Aim of the task |
Starting at the first line of the data, print each line verbatim up to and including the line bearing "(H) at (1061,547)", omitting pictures.

Supplied material |
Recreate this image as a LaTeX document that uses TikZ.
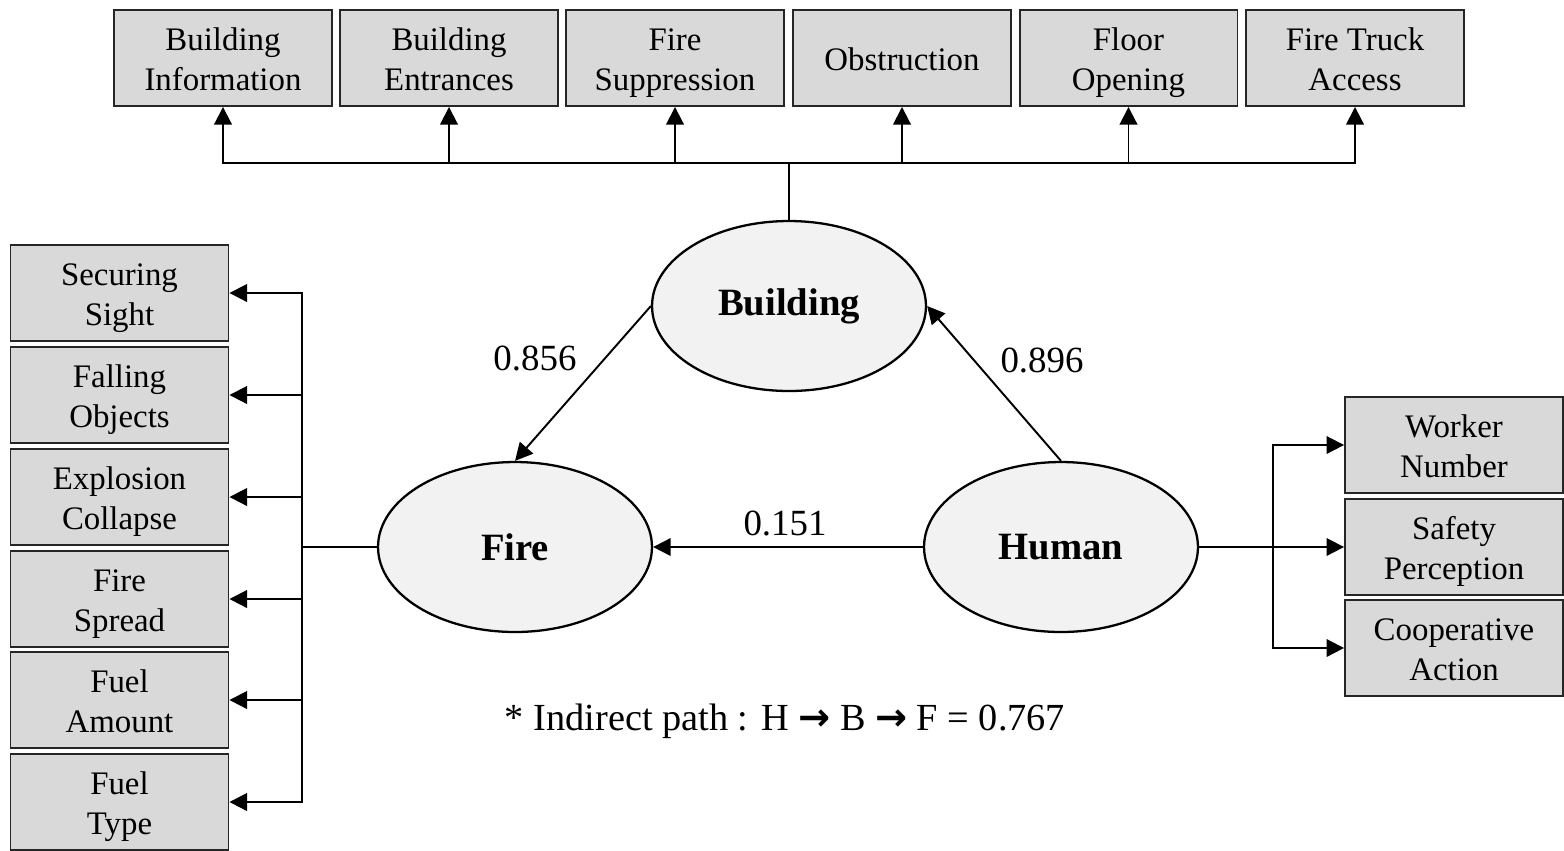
\documentclass[tikz,border=0pt]{standalone}
\usepackage{fontspec}
\setmainfont{Liberation Serif}
\newfontfamily\arrowfont{DejaVu Sans}
\usetikzlibrary{arrows.meta,shapes.geometric}
\definecolor{boxgray}{HTML}{D9D9D9}
\definecolor{ellfill}{HTML}{F2F2F2}
\newcommand{\pathto}{{\arrowfont\bfseries →}}
% invisible rules that fix the first line's height and the last line's depth
\newcommand{\topstrut}{\rule{0pt}{19.5pt}}
\newcommand{\botstrut}{\rule[-5.6pt]{0pt}{5.6pt}}
% two-line indicator label
\newcommand{\twolines}[2]{\topstrut#1\\#2\botstrut}
\begin{document}
\begin{tikzpicture}[x=0.02cm,y=-0.02cm,
  box/.style={draw=black!85, line width=1.1pt, fill=boxgray,
    minimum width=4.36cm, minimum height=1.92cm, align=center, inner sep=0pt,
    font=\fontsize{18.7}{22.7}\selectfont},
  latent/.style={ellipse, draw, line width=1.3pt, fill=ellfill,
    minimum width=5.48cm, minimum height=3.4cm, inner sep=0pt,
    font=\fontsize{22}{24}\selectfont\bfseries},
  link/.style={line width=1.1pt, -{Triangle[length=10pt,width=10pt]}},
  wire/.style={line width=1.1pt},
  coef/.style={font=\fontsize{21}{24}\selectfont, inner sep=0pt}]
\useasboundingbox (0,0) rectangle (1564,850);

% latent constructs
\node[latent] (B) at (789,306) {\raisebox{-3pt}{Building}};
\node[latent] (F) at (515,547) {Fire};
\node[latent] (H) at (1061,547) {Human};

% building indicators
\node[box] (b1) at (223,58)    {\twolines{Building}{Information}};
\node[box] (b2) at (449,58)    {\twolines{Building}{Entrances}};
\node[box] (b3) at (675,58)    {\twolines{Fire}{Suppression}};
\node[box] (b4) at (902,58)    {\topstrut Obstruction\botstrut};
\node[box] (b5) at (1128.5,58) {\twolines{Floor}{Opening}};
\node[box] (b6) at (1355,58)   {\twolines{Fire Truck}{Access}};

% fire indicators
\node[box] (f1) at (119.5,293) {\twolines{Securing}{Sight}};
\node[box] (f2) at (119.5,395) {\twolines{Falling}{Objects}};
\node[box] (f3) at (119.5,497) {\twolines{Explosion}{Collapse}};
\node[box] (f4) at (119.5,599) {\twolines{Fire}{Spread}};
\node[box] (f5) at (119.5,700) {\twolines{Fuel}{Amount}};
\node[box] (f6) at (119.5,802) {\twolines{Fuel}{Type}};

% human indicators
\node[box] (h1) at (1454,445) {\twolines{Worker}{Number}};
\node[box] (h2) at (1454,547) {\twolines{Safety}{Perception}};
\node[box] (h3) at (1454,648) {\twolines{Cooperative}{Action}};

% building to its indicators
\draw[wire] (B.north) -- ++(0,-57) coordinate (bhub);
\foreach \t in {b1,b2,b3,b4,b5,b6} \draw[link] (bhub) -| (\t.south);

% fire to its indicators
\draw[wire] (F.west) -- ++(-75,0) coordinate (fhub);
\foreach \t in {f1,f2,f3,f4,f5,f6} \draw[link] (fhub) |- (\t.east);

% human to its indicators
\draw[wire] (H.east) -- ++(74,0) coordinate (hhub);
\foreach \t in {h1,h2,h3} \draw[link] (hhub) |- (\t.west);

% structural paths
\draw[link] (B.west) -- (F.north);
\draw[link] (H.north) -- (B.east);
\draw[link] (H.west) -- (F.east);

\node[coef] (c1) at (535,358) {0.856};
\node[coef] (c2) at (1042,360) {0.896};
\node[coef] (c3) at (785,523) {0.151};
\node[coef, font=\fontsize{21.8}{24}\selectfont] (note) at (785,721)
  {* Indirect path : H \pathto{} B \pathto{} F = 0.767};
\end{tikzpicture}
\end{document}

Complete output |
Recreate this image as a LaTeX document that uses TikZ.
\documentclass[tikz,border=0pt]{standalone}
\usepackage{fontspec}
\setmainfont{Liberation Serif}
\newfontfamily\arrowfont{DejaVu Sans}
\usetikzlibrary{arrows.meta,shapes.geometric}
\definecolor{boxgray}{HTML}{D9D9D9}
\definecolor{ellfill}{HTML}{F2F2F2}
\newcommand{\pathto}{{\arrowfont\bfseries →}}
% invisible rules that fix the first line's height and the last line's depth
\newcommand{\topstrut}{\rule{0pt}{19.5pt}}
\newcommand{\botstrut}{\rule[-5.6pt]{0pt}{5.6pt}}
% two-line indicator label
\newcommand{\twolines}[2]{\topstrut#1\\#2\botstrut}
\begin{document}
\begin{tikzpicture}[x=0.02cm,y=-0.02cm,
  box/.style={draw=black!85, line width=1.1pt, fill=boxgray,
    minimum width=4.36cm, minimum height=1.92cm, align=center, inner sep=0pt,
    font=\fontsize{18.7}{22.7}\selectfont},
  latent/.style={ellipse, draw, line width=1.3pt, fill=ellfill,
    minimum width=5.48cm, minimum height=3.4cm, inner sep=0pt,
    font=\fontsize{22}{24}\selectfont\bfseries},
  link/.style={line width=1.1pt, -{Triangle[length=10pt,width=10pt]}},
  wire/.style={line width=1.1pt},
  coef/.style={font=\fontsize{21}{24}\selectfont, inner sep=0pt}]
\useasboundingbox (0,0) rectangle (1564,850);

% latent constructs
\node[latent] (B) at (789,306) {\raisebox{-3pt}{Building}};
\node[latent] (F) at (515,547) {Fire};
\node[latent] (H) at (1061,547) {Human};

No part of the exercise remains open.